I have been reading that the aircraft carrier USS Enterprise will be decomissioned sometimes this year. She will torn apart to remove the reactors. Some parts will be going to museums. It will cost too much to make her into a floating museum. Next year the Navy will be launching a new class of aircraft carriers, the Gerald Ford class. I have heard that the third ship of the Gerald Ford class will be the Enterprise. She will be launched sometimes in 2025. The second ship will be the USS John F. Kennedy. To bad that she could not be made into a museum.
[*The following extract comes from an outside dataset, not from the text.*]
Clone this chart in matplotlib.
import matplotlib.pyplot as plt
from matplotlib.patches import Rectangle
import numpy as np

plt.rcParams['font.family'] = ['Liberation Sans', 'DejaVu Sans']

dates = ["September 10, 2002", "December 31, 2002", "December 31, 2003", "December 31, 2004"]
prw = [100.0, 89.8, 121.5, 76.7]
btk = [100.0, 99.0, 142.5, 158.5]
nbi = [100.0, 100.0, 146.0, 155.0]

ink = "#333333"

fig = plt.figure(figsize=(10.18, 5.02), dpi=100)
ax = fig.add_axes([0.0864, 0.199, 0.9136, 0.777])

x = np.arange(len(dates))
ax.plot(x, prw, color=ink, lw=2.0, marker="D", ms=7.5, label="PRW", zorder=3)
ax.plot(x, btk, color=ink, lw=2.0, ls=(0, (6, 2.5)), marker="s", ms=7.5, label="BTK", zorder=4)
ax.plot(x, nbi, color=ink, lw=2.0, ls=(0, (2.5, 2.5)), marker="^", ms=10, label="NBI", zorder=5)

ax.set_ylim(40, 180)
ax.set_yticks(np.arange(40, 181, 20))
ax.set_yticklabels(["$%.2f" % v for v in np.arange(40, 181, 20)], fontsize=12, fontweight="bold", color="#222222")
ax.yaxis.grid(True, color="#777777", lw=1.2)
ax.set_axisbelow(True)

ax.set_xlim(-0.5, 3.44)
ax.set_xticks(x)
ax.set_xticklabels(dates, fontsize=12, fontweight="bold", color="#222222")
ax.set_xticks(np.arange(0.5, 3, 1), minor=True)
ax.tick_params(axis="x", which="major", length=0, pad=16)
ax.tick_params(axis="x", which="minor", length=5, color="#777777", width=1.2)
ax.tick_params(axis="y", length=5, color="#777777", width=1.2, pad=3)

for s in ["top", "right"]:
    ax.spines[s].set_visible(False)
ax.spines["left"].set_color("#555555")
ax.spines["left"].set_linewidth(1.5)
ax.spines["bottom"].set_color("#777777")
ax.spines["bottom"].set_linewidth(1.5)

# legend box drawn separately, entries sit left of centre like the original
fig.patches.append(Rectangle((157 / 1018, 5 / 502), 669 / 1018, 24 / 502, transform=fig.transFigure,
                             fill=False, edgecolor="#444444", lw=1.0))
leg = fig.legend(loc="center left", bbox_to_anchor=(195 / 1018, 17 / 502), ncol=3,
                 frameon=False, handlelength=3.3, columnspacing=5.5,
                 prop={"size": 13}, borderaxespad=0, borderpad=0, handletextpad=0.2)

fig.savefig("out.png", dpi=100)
She had a great history.


----------



## irishtrek (Sep 17, 2005)

This is old news, and if I'm not mistaken the Enterprise has already been decommissioned back a couple of months ago.


----------



## John P (Sep 1, 1999)

We're just hoping the new Ford Class E does get built in this age of budget slashing.


----------



## ClubTepes (Jul 31, 2002)

Enterprise had an 'inactivation' ceremony on December 1st 2012.
She won't be 'decommissioned' until her reactors are cold and gone.
I had the privilege of attending that ceremony (along with about 12,000 others).
And shared in the elation when the Secretary of the Navy announced that CVN-80, would carry the name Enterprise.
While its sad that the Current E won't survive, one Enterprise must die, before another can carry on the name.
As far as I know, no ship has carried on the name if a previous ship is still in existence.


----------



## NavJag (Feb 23, 2013)

*Expensive - but will likey be built*

As expensive as aircraft carriers are, I'd say it's a safe bet that we will build USS ENTERPRISE. The NIMITZ class carriers have a planned lifespan of 50 years. Congress requires that the Navy have 11 carriers in the fleet (although we only have 10 right now because of CVN 65's decommissioning) and although that number may go down to 10 some day, We will still need to replace the NIMITZ ships once they are retired.


----------